The fine piece of confectionery above is called Coussin de Lyon, in English, Pillow of Lyon. As the name suggests, they are another Lyon specialty and are made exclusively by Voisin Chocolatier. It is made out of a soft dark chocolate ganache centre flavoured with Curacao coated in an emerald green almond paste/marzipan layer. It was shaped like a pillow to evoke a silk cushion, as Lyon was very renowned for its silk industry.
Kréma’s Batna is a soft and creamy lolly tasting like a mix of caramel and liquorice, another one of my all time childhood favourites. Our parents used to like them too, as they used to keep us quiet at the back of the car on the long hard road to summer holidays. I could eat a lot of them in a row… and I still do!
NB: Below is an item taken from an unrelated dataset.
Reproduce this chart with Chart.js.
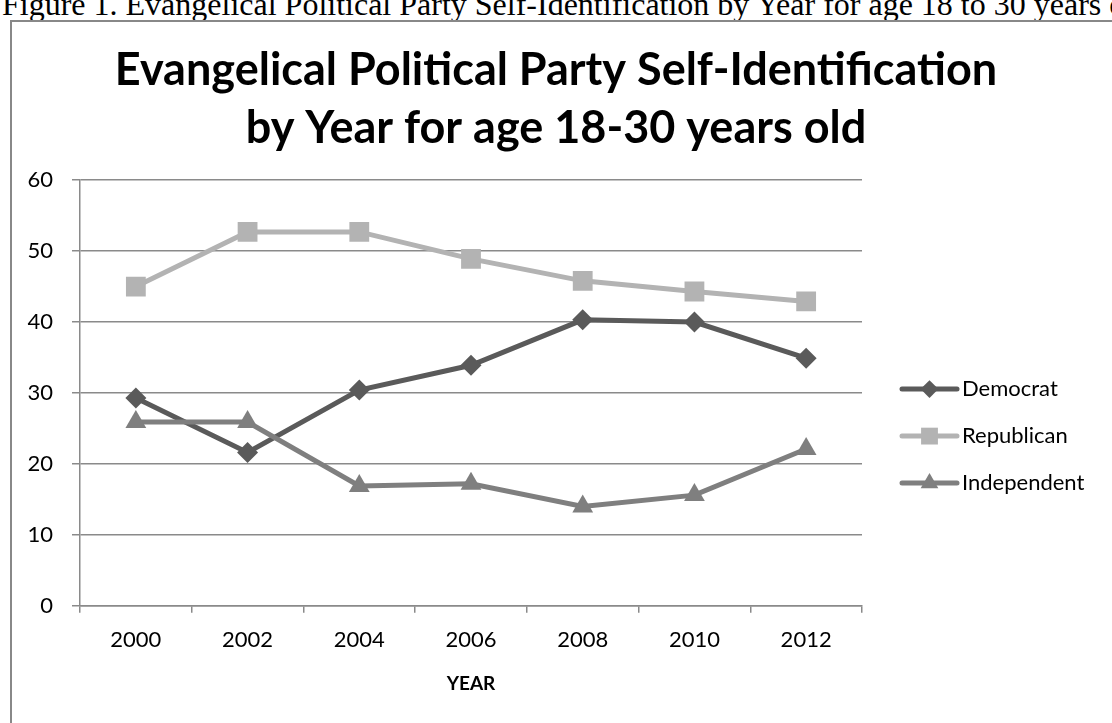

(Yes, that is glittery polish you can see on my nails, I was fully immersed in the Christmas spirit).
Calissons d’Aix are made from an almond & candied melon/orange paste, shaped like an almond and coated with white icing, they are a specialty from Provence region. These ones were sprinkled with gold and silver powder for the festive season. Apparently the word “Calisson” would come from the Provencal dialect “câlin’, meaning “hug”… pretty cute!
These were made by my friend’s mum, Solange, and we call them Bugnes. They are more commonly known in Australia by their Italian name, Crostoli. Ideal with afternoon tea!
We will finish with a bit of Valrhona chocolate, one of the best, if not the best chocolate in the world. I like the shape of the chocolate “squares”, you can choose whether you feel like a small or bigger piece. I recently watched a documentary called “Les Toqués du chocolat”, where you could follow the life of several chocolate specialists, including Vanessa Lemoine, a “nose”, or Sensorial Analysis Manager at Valrhona, who works with chocolate as an oenologist would with wine, it was quite fascinating. You can see this documentary (unfortunately in French only) on Christophe Michalak’s website.
Voilà! I hope I didn’t try to squeeze too much into the one post and that you enjoyed this glimpse into my French Christmas, à bientôt!